Des habitants ont pénétré samedi dans le complexe de phosphate du Groupe Chimique Tunisien (GCT), une entreprise publique située dans la ville méridionale de Gabès, exigeant sa fermeture afin de prévenir la pollution environnementale et les maladies respiratoires, selon des témoins.

Cette mobilisation met en lumière la pression qui s'exerce sur le gouvernement du président Kaïs Saïed, déjà fragilisé par une profonde crise économique et financière, pour concilier les impératifs de santé publique et la production de phosphate, principale ressource naturelle du pays.

Des manifestants ont été vus déambulant à l'intérieur du site, scandant des slogans réclamant sa fermeture et son démantèlement, selon des témoins et des vidéos diffusées sur les réseaux sociaux.

Des soldats de l'armée et des véhicules militaires étaient stationnés à l'intérieur du complexe, mais aucun affrontement n'a été signalé.

« Gabès est devenue une ville de la mort, les gens peinent à respirer, de nombreux habitants souffrent de cancers ou de fragilité osseuse à cause de la pollution extrême », a déclaré Khaireddine Dbaya, l'un des manifestants, à Reuters.

Gabès en pleine crise environnementale

Le GCT n'a pas répondu aux sollicitations de Reuters concernant la situation à Gabès.

Le président Saïed a déclaré la semaine dernière que Gabès subissait une « assassinat environnemental » en raison de ce qu'il a qualifié de choix politiques anciens et criminels, qu'il a tenus pour responsables de la propagation des maladies et de la destruction des écosystèmes locaux.

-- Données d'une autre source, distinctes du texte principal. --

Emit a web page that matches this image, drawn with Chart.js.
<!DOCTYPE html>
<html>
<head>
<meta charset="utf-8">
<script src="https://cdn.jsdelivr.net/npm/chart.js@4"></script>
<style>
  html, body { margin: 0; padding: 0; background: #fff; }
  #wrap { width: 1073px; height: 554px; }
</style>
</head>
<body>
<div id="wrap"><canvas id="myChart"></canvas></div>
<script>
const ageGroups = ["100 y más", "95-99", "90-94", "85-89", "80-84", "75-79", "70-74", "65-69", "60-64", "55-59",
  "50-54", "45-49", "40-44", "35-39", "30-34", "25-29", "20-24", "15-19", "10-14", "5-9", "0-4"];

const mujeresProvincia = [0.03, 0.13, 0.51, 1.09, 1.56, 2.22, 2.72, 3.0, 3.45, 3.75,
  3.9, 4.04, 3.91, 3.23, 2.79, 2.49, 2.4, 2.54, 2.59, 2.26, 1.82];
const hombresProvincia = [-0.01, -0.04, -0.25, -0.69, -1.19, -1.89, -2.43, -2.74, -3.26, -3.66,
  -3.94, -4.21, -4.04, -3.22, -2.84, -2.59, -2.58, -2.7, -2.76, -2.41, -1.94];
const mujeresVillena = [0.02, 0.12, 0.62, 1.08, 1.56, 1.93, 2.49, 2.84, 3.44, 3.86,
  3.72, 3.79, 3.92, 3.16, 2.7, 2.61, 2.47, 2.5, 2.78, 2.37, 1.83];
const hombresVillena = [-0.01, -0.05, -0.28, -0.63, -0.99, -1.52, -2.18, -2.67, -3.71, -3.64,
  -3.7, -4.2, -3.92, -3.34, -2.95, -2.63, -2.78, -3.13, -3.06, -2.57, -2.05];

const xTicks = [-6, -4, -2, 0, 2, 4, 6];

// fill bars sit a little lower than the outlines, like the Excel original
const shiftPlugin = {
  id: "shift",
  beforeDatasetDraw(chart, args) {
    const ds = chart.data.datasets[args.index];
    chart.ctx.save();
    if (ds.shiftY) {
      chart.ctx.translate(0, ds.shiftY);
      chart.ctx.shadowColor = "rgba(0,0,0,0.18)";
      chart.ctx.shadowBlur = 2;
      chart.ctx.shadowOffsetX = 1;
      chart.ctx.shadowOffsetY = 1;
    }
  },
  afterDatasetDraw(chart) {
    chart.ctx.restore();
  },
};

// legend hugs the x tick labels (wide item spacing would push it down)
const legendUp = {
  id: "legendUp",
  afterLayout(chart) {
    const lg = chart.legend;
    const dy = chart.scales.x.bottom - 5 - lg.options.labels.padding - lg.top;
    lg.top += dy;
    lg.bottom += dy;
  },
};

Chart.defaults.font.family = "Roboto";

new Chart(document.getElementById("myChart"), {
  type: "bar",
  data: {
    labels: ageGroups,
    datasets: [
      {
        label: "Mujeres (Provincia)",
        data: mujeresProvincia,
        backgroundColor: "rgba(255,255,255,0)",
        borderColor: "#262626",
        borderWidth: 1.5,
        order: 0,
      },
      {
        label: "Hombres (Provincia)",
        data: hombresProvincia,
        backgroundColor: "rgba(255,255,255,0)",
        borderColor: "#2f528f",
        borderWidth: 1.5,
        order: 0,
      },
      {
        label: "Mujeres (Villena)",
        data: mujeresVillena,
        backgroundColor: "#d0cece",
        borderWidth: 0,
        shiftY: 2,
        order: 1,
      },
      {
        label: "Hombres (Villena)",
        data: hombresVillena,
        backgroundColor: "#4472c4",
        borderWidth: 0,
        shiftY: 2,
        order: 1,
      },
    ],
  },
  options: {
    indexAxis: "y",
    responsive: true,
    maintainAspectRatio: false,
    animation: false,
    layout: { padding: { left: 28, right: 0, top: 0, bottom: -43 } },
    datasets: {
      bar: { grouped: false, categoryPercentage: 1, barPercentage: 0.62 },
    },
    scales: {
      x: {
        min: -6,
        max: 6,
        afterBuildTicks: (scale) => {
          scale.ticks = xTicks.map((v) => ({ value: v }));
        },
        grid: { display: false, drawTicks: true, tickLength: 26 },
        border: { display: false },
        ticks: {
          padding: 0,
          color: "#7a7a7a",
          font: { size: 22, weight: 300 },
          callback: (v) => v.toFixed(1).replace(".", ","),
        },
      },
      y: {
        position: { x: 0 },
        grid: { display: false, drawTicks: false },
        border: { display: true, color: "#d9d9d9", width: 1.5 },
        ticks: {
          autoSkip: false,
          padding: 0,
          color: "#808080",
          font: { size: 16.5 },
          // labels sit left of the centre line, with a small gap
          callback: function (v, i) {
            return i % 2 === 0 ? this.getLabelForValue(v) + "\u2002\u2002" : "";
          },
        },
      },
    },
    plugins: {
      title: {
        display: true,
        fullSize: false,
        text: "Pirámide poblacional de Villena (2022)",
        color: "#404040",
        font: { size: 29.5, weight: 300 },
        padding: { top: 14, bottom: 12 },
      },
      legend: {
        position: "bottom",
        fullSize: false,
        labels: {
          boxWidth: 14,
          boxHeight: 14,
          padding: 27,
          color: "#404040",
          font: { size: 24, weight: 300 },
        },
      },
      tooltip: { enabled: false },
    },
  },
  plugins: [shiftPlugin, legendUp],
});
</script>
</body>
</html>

Il a appelé à une action rapide et à l'adoption de solutions proposées par la jeunesse pour faire face à la crise environnementale persistante. En 2017, les autorités s'étaient engagées à démanteler le complexe de Gabès et à le remplacer par une installation conforme aux normes internationales, reconnaissant que ses émissions représentaient un danger pour la population locale. Toutefois, ce projet n'a toujours pas vu le jour.

Des tonnes de déchets industriels sont déversées chaque jour dans la mer de Chatt Essalam, à Gabès. Les associations environnementales alertent sur l'impact sévère sur la vie marine ; les pêcheurs locaux signalent une chute dramatique des stocks de poissons au cours de la dernière décennie, compromettant une source de revenus essentielle pour de nombreux habitants de la région.

La récente vague de protestations a été déclenchée cette semaine après que des dizaines d'écoliers ont souffert de difficultés respiratoires provoquées par des émanations toxiques provenant de l'usine voisine.

Des vidéos montraient des parents affolés et des équipes de secours portant assistance à des élèves en détresse respiratoire, alimentant encore davantage la colère et les appels à la fermeture du site.

Le gouvernement vise à relancer l'industrie du phosphate en multipliant par cinq la production, pour atteindre 14 millions de tonnes d'ici 2030, afin de profiter de la hausse de la demande mondiale.